◆ GIVEN INSTRUCTION
Copy exactly the lines that run from the top of the listing to the line containing "ax.spines[s].set_color('black')", both ends included, and omit the pictures.
========================================
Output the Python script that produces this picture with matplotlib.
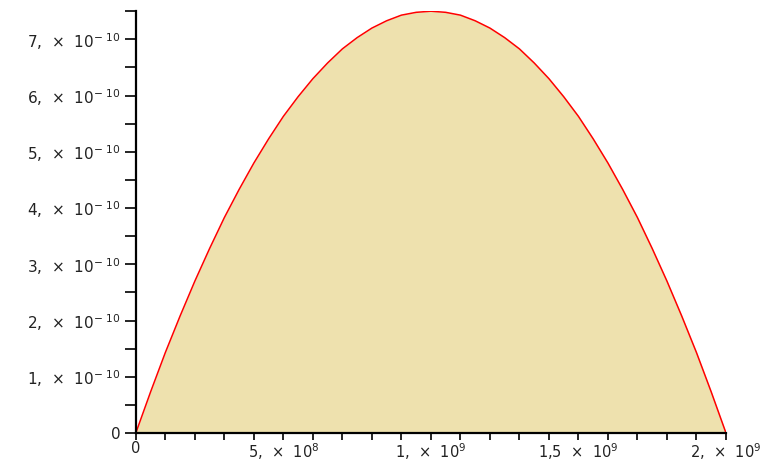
import matplotlib
matplotlib.use("Agg")
import matplotlib.pyplot as plt
from matplotlib.ticker import MultipleLocator, FixedLocator

plt.rcParams['mathtext.fontset'] = 'dejavusans'

# data (x in steps of 5e7)
x_vals = [k * 5e7 for k in range(41)]
y_half = [0, 0.73, 1.43, 2.08, 2.70, 3.28, 3.83, 4.33, 4.80, 5.23, 5.63,
          5.98, 6.30, 6.58, 6.83, 7.03, 7.20, 7.33, 7.43, 7.48, 7.50]
y_vals = [v * 1e-10 for v in (y_half + y_half[-2::-1])]

x_ticks = [0, 5e8, 1e9, 1.5e9, 2e9]
x_labels = ['0', '5,  ×  10$^{8}$', '1,  ×  10$^{9}$',
            '1,5  ×  10$^{9}$', '2,  ×  10$^{9}$']
y_ticks = [0, 1e-10, 2e-10, 3e-10, 4e-10, 5e-10, 6e-10, 7e-10]
y_labels = ['0'] + ['%d,  ×  10$^{-\\ 10}$' % k for k in range(1, 8)]

fig = plt.figure(figsize=(7.63, 4.63), dpi=100)
ax = fig.add_axes([0.178, 0.0648, 0.7735, 0.911])

ax.fill_between(x_vals, y_vals, 0, color='#EEE1AE', linewidth=0)
ax.plot(x_vals, y_vals, color='#FF0000', linewidth=1.1)

ax.set_xlim(0, 2e9)
ax.set_ylim(0, 7.5e-10)

for s in ['top', 'right']:
    ax.spines[s].set_visible(False)
for s in ['left', 'bottom']:
    ax.spines[s].set_linewidth(1.6)
    ax.spines[s].set_color('black')

ax.set_xticks(x_ticks)
ax.set_xticklabels(x_labels)
ax.set_yticks(y_ticks)
ax.set_yticklabels(y_labels)
ax.xaxis.set_minor_locator(MultipleLocator(1e8))
ax.yaxis.set_minor_locator(FixedLocator([k * 1e-10 + 0.5e-10 for k in range(8)]))

ax.tick_params(axis='both', which='both', direction='out', width=1.2,
               colors='black', labelcolor='#222222')
ax.tick_params(axis='x', which='both', length=5, pad=1, labelsize=10.5)
ax.tick_params(axis='y', which='both', length=8, pad=3, labelsize=11)

fig.savefig('out.png', dpi=100)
========================================
◆ EXERCISE SOLUTION
Output the Python script that produces this picture with matplotlib.
import matplotlib
matplotlib.use("Agg")
import matplotlib.pyplot as plt
from matplotlib.ticker import MultipleLocator, FixedLocator

plt.rcParams['mathtext.fontset'] = 'dejavusans'

# data (x in steps of 5e7)
x_vals = [k * 5e7 for k in range(41)]
y_half = [0, 0.73, 1.43, 2.08, 2.70, 3.28, 3.83, 4.33, 4.80, 5.23, 5.63,
          5.98, 6.30, 6.58, 6.83, 7.03, 7.20, 7.33, 7.43, 7.48, 7.50]
y_vals = [v * 1e-10 for v in (y_half + y_half[-2::-1])]

x_ticks = [0, 5e8, 1e9, 1.5e9, 2e9]
x_labels = ['0', '5,  ×  10$^{8}$', '1,  ×  10$^{9}$',
            '1,5  ×  10$^{9}$', '2,  ×  10$^{9}$']
y_ticks = [0, 1e-10, 2e-10, 3e-10, 4e-10, 5e-10, 6e-10, 7e-10]
y_labels = ['0'] + ['%d,  ×  10$^{-\\ 10}$' % k for k in range(1, 8)]

fig = plt.figure(figsize=(7.63, 4.63), dpi=100)
ax = fig.add_axes([0.178, 0.0648, 0.7735, 0.911])

ax.fill_between(x_vals, y_vals, 0, color='#EEE1AE', linewidth=0)
ax.plot(x_vals, y_vals, color='#FF0000', linewidth=1.1)

ax.set_xlim(0, 2e9)
ax.set_ylim(0, 7.5e-10)

for s in ['top', 'right']:
    ax.spines[s].set_visible(False)
for s in ['left', 'bottom']:
    ax.spines[s].set_linewidth(1.6)
    ax.spines[s].set_color('black')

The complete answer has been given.